North Dakota entered the year with very few expectations. The team had only one winning season in the previous five years, had only two NHL draft picks on the roster and was seven years removed from their last NCAA tournament appearance. They had been improving under 3rd-year coach Dean Blais, but the team had yet to regain the prominence that the Fighting Sioux once possessed.[2]
Fast start
While they were picked to finish 5th in the WCHA by the preseason coaches poll,[3] the Sioux open with a six-game winning streak, albeit against fairly weak competition. Their progress was stymied when they headed to Minneapolis and lost both games to the Golden Gophers. UND split the following two weekends before finally recovering with a pair of wins over Minnesota–Duluth.
Mid-season stumble
The Fighting Sioux won most of their games around the winter break, but when they returned to their conference schedule they couldn't find any consistency. North Dakota split three consecutive weekends in January and headed into the final weekend of the month hoping they could recover their defensive game. League-leading Minnesota was hardly the ideal opponent for North Dakota but two wins over the Gophers tied the season series and set up the possibility that UND could win the WCHA title.
North Dakota went 5–1 over the next three weeks, extending their lead over Minnesota to 4 points.[4] All the Fighting Sioux had to do in the final weekend was earn a single point against Denver and they would guarantee the regular season title for themselves. The Pioneers, however, had other ideas. North Dakota lost both games while Minnesota won both of theirs, leaving the two teams tied with identical conference records. While North Dakota had to share the conference title with the Gophers, they won the tie-breaker between the two and were awarded with the top seed in the WCHA tournament.
Conference tournament
North Dakota opened with two relatively easy home wins over Michigan Tech and advanced to the semifinal at the St. Paul Civic Center. After another comfortable win over Colorado College, North Dakota met Minnesota in the championship and the two teams fought a pitched battle for conference supremacy. The two teams fought back-and-forth all night, ending regulation knotted at 3–3. It's didn't take long to end the game once overtime began when 4th-liner Peter Armbrust fired a rebound into the net at 2:17 to win the championship.[5]
NCAA tournament
The conference title gave North Dakota the second western seed, allowing them to bypass the first round and begin the tournament in the quarterfinal round. They promptly took out ECAC champion Cornell and advanced to the Frozen Four. In the national semifinal North Dakota swiftly built a 3–0 lead on Colorado College. The Tigers responded with two goals to get back into the game but a pair of Fighting Sioux markers 43 seconds apart ended CC's hopes and UND was heading to the championship game.[6]
In the final it was Boston University who got the jump early, scoring twice in the first.
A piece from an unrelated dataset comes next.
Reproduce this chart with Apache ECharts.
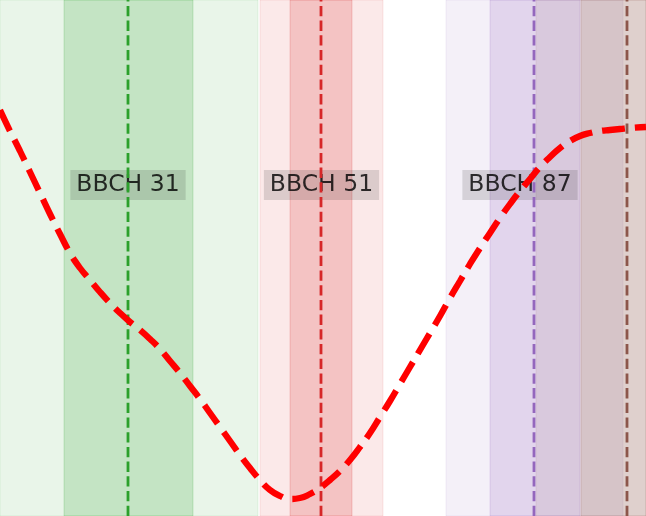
<!DOCTYPE html>
<html>
<head>
<meta charset="utf-8">
<script src="https://cdn.jsdelivr.net/npm/echarts@6/dist/echarts.min.js"></script>
<style>html,body{margin:0;padding:0;background:#fff;}#c{width:646px;height:516px;}</style>
</head>
<body>
<div id="c"></div>
<script>
// Curve (x position, value)
var curveX = [0,10,20,30,40,50,60,70,80,90,100,110,120,130,140,150,160,170,180,190,200,210,220,230,240,250,260,270,280,290,300,310,320,330,340,350,360,370,380,390,400,410,420,430,440,450,460,470,480,490,500,510,520,530,540,550,560,570,580,590,600,610,620,630,646];
var curvePix = [110,131,151,172,193,214,234,253,268,280,292,303,313,322,330,339,349,361,373,386,399,413,427,441,455,468,480,490,496,499,498,494,488,480,471,460,447,433,417,401,384,367,350,333,316,298,281,264,248,233,218,204,191,179,167,157,148,141,136,133,131,130,129,128,127];
var curveY = curvePix.map(function (p) { return 516 - p; });

// Growth stages
var stageNames = ["BBCH 31", "BBCH 51", "BBCH 87", ""];
var stageCenters = [128, 321, 534, 627];
var stageInner = [[64, 193], [290, 352], [490, 580], [581, 673]];
var stageOuter = [[-1, 258], [260, 383], [446, 623], [536, 718]];
var labelX = [128, 321.5, 520];
var labelY = [331, 331, 331];

var stageRGB = ["44,160,44", "214,39,40", "148,103,189", "140,86,75"];

var areas = [];
for (var i = 0; i < stageCenters.length; i++) {
  var c1 = 'rgba(' + stageRGB[i] + ',0.1)';
  var c2 = 'rgba(' + stageRGB[i] + ',0.2)';
  areas.push([{xAxis: stageOuter[i][0], itemStyle: {color: c1, borderColor: c1, borderWidth: 1}}, {xAxis: stageOuter[i][1]}]);
  areas.push([{xAxis: stageInner[i][0], itemStyle: {color: c2, borderColor: c2, borderWidth: 1}}, {xAxis: stageInner[i][1]}]);
}
var labelData = [];
for (var i = 0; i < labelX.length; i++) {
  labelData.push({value: [labelX[i], labelY[i]], name: stageNames[i]});
}
var curveData = curveX.map(function (x, i) { return [x, curveY[i]]; });

var series = [
  {
    type: 'line', data: [], z: 1, silent: true,
    markArea: {silent: true, data: areas}
  },
  {
    type: 'scatter', z: 2, symbolSize: 0, data: labelData, silent: true,
    label: {
      show: true, position: 'inside', formatter: '{b}',
      fontFamily: 'DejaVu Sans', fontSize: 23.5, color: '#000',
      textBorderWidth: 0, textShadowBlur: 0,
      backgroundColor: 'rgba(0,0,0,0.16)', padding: [4, 6, 4, 6], lineHeight: 22
    }
  }
];
for (var i = 0; i < stageCenters.length; i++) {
  series.push({
    type: 'line', z: 3, silent: true, symbol: 'none',
    data: [[stageCenters[i], 0], [stageCenters[i], 516]],
    lineStyle: {color: 'rgb(' + stageRGB[i] + ')', width: 2.8, type: [10.3, 4.4], cap: 'butt'}
  });
}
series.push({
  type: 'line', z: 4, data: curveData, smooth: true, symbol: 'none', silent: true,
  lineStyle: {color: '#ff0000', width: 6.3, type: [23, 10], cap: 'butt'}
});

var chart = echarts.init(document.getElementById('c'), null, {renderer: 'canvas'});
chart.setOption({
  animation: false,
  grid: {left: 0, right: 0, top: 0, bottom: 0},
  xAxis: {type: 'value', min: 0, max: 646, show: false},
  yAxis: {type: 'value', min: 0, max: 516, show: false},
  series: series
});
</script>
</body>
</html>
North Dakota was able to turn the game into a track meet in the second and tie the game by the mid-way point. In the 12th minute, Peter Donatelli drew a controversial penalty, giving BU a power play, but it was UND's Matt Henderson who was able to score on the disadvantage. The Terriers tied the game on a separate power play shortly thereafter. UND regained the lead with their own extra-man goal two minutes later and added a fifth goal just before the period ended.
With a two-goal lead, North Dakota played a much more defensive-minded game in the third period. They were able to hold the Terriers off of the scoresheet until the final minute but a goal by Jon Coleman cut the lead to one with less than a minute to play. BU attempted to get control of the puck inside the Sioux end for a chance to tie the game but UND was able to clear the zone and Adam Calder sent the puck into an empty net for the final goal of North Dakota's championship season.[7]
The surprise win by North Dakota in 1997 began a nearly unbroken stretch of 20 years where the program reached the NCAA tournament. In that time they appeared in 10 Frozen Fours and won an additional two National championships.